Conversational AI

A rough definition of conversational AI is a program that attempts to appear human while interacting with a user. Computer programs designed to simulate an intelligent conversation, though appearing to be intelligently interpreting the human input prior to providing a response, in most cases, simply scan for keywords within the input and pull a reply with the most matching keywords or the most similar wording pattern from a local database.

The Turing Test

The Turing Test is a proposal for a test of a machine's capability to perform human-like conversation. Described by Professor Alan Turing in the 1950 paper "Computing machinery and intelligence," it is based on the "imitation game" and proceeds as follows: a human judge types a conversation with two other parties, one a human and the other a machine; if the judge cannot reliably tell which is which, then the machine is said to pass the test. It is assumed that both the human and the machine try to appear human. In order to keep the test setting simple and universal the conversation is usually limited to text-only.

Early Attempts

The classic early attempts at conversational AI are ELIZA and PARRY.
ELIZA attempted to emulate a therapist by rephrasing the users statements into questions. Eliza worked by simple parsing and substitution of key words into hard coded phrases. Depending upon the initial entries by the user, the program could be instantly detected, or could continue through several interchanges.
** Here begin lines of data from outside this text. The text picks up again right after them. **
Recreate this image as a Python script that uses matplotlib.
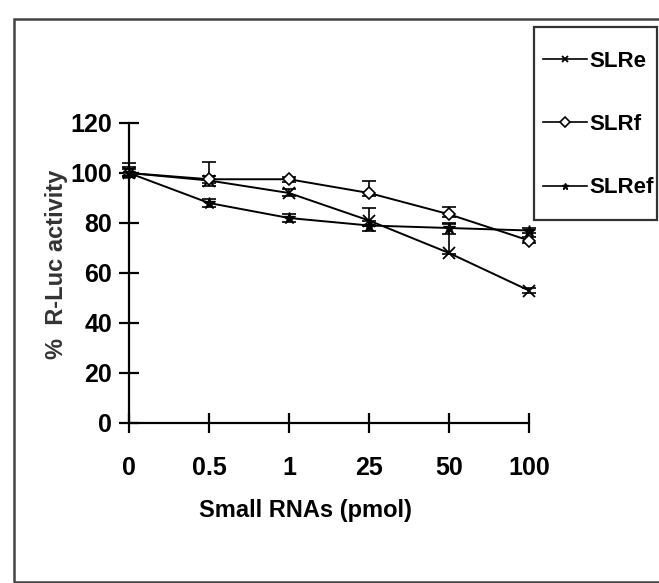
import matplotlib
matplotlib.use("Agg")
import matplotlib.pyplot as plt
from matplotlib.patches import Rectangle
from matplotlib.lines import Line2D

# data
doses = ["0", "0.5", "1", "25", "50", "100"]
slre = [100, 97, 92, 81, 68, 53]
slre_lo = [1, 1, 1, 2, 0.5, 1]
slre_hi = [2.5, 2, 1.5, 5, 12, 1]
slrf = [100, 97.5, 97.5, 92, 83.5, 73]
slrf_lo = [1, 2.5, 1, 1, 1, 1]
slrf_hi = [4, 7, 1, 5, 3, 1.5]
slref = [100, 88, 82, 79, 78, 77]
slref_lo = [1.5, 1.5, 1.5, 2, 2.5, 1]
slref_hi = [1.5, 1.5, 1.5, 2, 1.5, 1]

font = ["Liberation Sans", "DejaVu Sans"]

fig = plt.figure(figsize=(6.59, 5.83), dpi=100)
W, H = 659, 583

# outer frame of the picture
fig.patches.append(Rectangle((14 / W, 1 - 582 / H), (700 - 14) / W, (582 - 19) / H,
                             transform=fig.transFigure, fill=False,
                             edgecolor="#444444", linewidth=1.8))
# legend box, drawn on its own so the entries can sit freely inside
fig.patches.append(Rectangle((534 / W, 1 - 220 / H), 123 / W, 193 / H,
                             transform=fig.transFigure, fill=False,
                             edgecolor="#333333", linewidth=1.6))

ax = fig.add_axes([129 / W, 1 - 423 / H, 400 / W, 300 / H])
x = list(range(len(doses)))

series = [
    ("SLRe", slre, slre_lo, slre_hi, dict(marker="x", markersize=8, mew=1.3)),
    ("SLRf", slrf, slrf_lo, slrf_hi, dict(marker="D", markersize=6, mfc="white", mec="black", mew=1.2)),
    ("SLRef", slref, slref_lo, slref_hi, dict(marker="*", markersize=9, mfc="black", mec="black")),
]
handles = []
for name, vals, lo, hi, mk in series:
    ax.errorbar(x, vals, yerr=[lo, hi], fmt="none", ecolor="black", elinewidth=1.2,
                capsize=5, capthick=1.2, clip_on=False)
    ax.plot(x, vals, color="black", linewidth=1.4, clip_on=False, **mk)
    small = dict(mk)
    small["markersize"] = 5
    handles.append(Line2D([], [], color="black", linewidth=1.2, label=name, **small))

ax.set_xlim(0, len(doses) - 1)
ax.set_ylim(0, 120)
ax.set_xticks(x)
ax.set_xticklabels(doses)
ax.set_yticks(range(0, 121, 20))
for s in ("top", "right"):
    ax.spines[s].set_visible(False)
for s in ("left", "bottom"):
    ax.spines[s].set_linewidth(1.6)
ax.tick_params(direction="inout", length=14, width=1.6, pad=5)
ax.tick_params(axis="x", pad=17)
for lab in ax.get_xticklabels() + ax.get_yticklabels():
    lab.set_family(font)
    lab.set_fontweight("bold")
    lab.set_fontsize(18)
ax.set_xlabel("Small RNAs (pmol)", family=font, fontweight="bold", fontsize=17,
              va="center")
ax.xaxis.set_label_coords(0.44, -0.29)
ax.set_ylabel("%  R-Luc activity", family=font, fontweight="bold", fontsize=17,
              color="#333333", va="center")
ax.yaxis.set_label_coords(-0.18, 0.53)

fig.legend(handles=handles, loc="upper left",
           bbox_to_anchor=(543 / W, 1 - 51 / H),
           frameon=False,
           prop={"family": font, "weight": "bold", "size": 16},
           handlelength=2.0, handletextpad=0.1, labelspacing=1.9,
           borderpad=0, borderaxespad=0)

fig.savefig("out.png", dpi=100)
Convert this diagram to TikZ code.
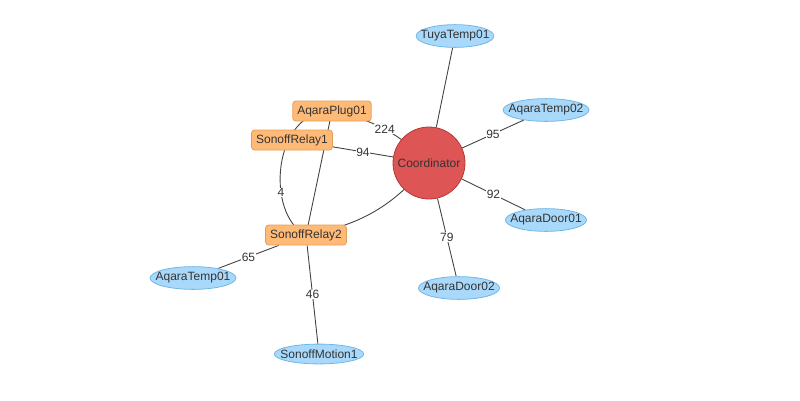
\documentclass[tikz,border=0pt]{standalone}
\usepackage{fontspec}
\setmainfont{Liberation Sans}
\usetikzlibrary{shapes.geometric, backgrounds}
\definecolor{devfill}{HTML}{A9D9FA}
\definecolor{devline}{HTML}{72B6E6}
\definecolor{relfill}{HTML}{FFBA78}
\definecolor{relline}{HTML}{E39E55}
\definecolor{hubfill}{HTML}{DE5555}
\definecolor{hubline}{HTML}{B93636}
\definecolor{txtcol}{HTML}{333333}
\definecolor{linkcol}{HTML}{444444}
\tikzset{>=latex,
  device/.style={ellipse, draw=devline, fill=devfill, line width=0.8pt,
    inner xsep=-7pt, inner ysep=2.6pt},
  relay/.style={rectangle, rounded corners=3pt, draw=relline, fill=relfill,
    line width=0.8pt, inner xsep=4.5pt, inner ysep=0pt, minimum height=20pt},
  hub/.style={circle, draw=hubline, fill=hubfill, line width=0.8pt,
    minimum size=72pt, inner sep=0pt},
  rssi/.style={fill=white, inner sep=0.6pt, text=txtcol}}

\begin{document}
\begin{tikzpicture}[x=1pt, y=-1pt, font=\fontsize{12}{14}\selectfont]
    \useasboundingbox (0,0) rectangle (800,400);
    \begin{scope}[every node/.style={text=txtcol}]
      \node[hub] (coord) at (429,163) {Coordinator};
      \node[device] (tuya) at (455,36) {TuyaTemp01};
      \node[device] (temp2) at (546,110) {AqaraTemp02};
      \node[device] (door1) at (546,220) {AqaraDoor01};
      \node[device] (door2) at (459,288) {AqaraDoor02};
      \node[device] (temp1) at (193,278) {AqaraTemp01};
      \node[device] (motion) at (319,354) {SonoffMotion1};
      \node[relay] (plug) at (332,111) {AqaraPlug01};
      \node[relay] (relay1) at (292,140) {SonoffRelay1};
      \node[relay] (relay2) at (306,235) {SonoffRelay2};
    \end{scope}
    \begin{pgfonlayer}{background}
    \begin{scope}[every node/.style={rssi},
                  every edge/.style={draw=linkcol, line width=0.9pt}]
      \path (coord) edge (tuya);
      \path (coord) edge node {95} (temp2);
      \path (coord) edge node {92} (door1);
      \path (coord) edge node {79} (door2);
      \path (plug.center) edge[bend left=16] node {224} (coord.center);
      \path (relay1) edge node {94} (coord);
      \path (coord.center) edge[bend left=20] (relay2.center);
      \path (plug.center) edge (relay2.center);
      \path (relay2) edge node {65} (temp1);
      \path (relay2) edge node {46} (motion);
      \draw[linkcol, line width=0.9pt] (plug.center) .. controls (272,110) and (265,215) .. node[pos=0.66] {4} (relay2.center);
    \end{scope}
    \end{pgfonlayer}
  \end{tikzpicture}
\end{document}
PARRY attempted to simulate a paranoid schizophrenic. The program implemented a crude model of the behavior of a paranoid schizophrenic based on concepts, conceptualizations, and beliefs. It was a much more serious and advanced program than ELIZA.

Recent Attempts

A.L.I.C.E. uses a programming language AIML (Artificial Intelligence Markup Language) that is specific to its program. It is still based on pattern matching without any reasoning, the same technique used by Eliza.

Jabberwacky is designed to learn language and context through interaction with humans. There are no fixed rules or principles programmed into the system and it operates entirely through user interaction. The system stores all of the conversations and user comments and attempts to use this information to find the most appropriate response.

The results of these recent programs still appear fairly poor. A program has yet to pass the Turing Test and it seems reasonable to state that there is currently no general purpose conversational artificial intelligence.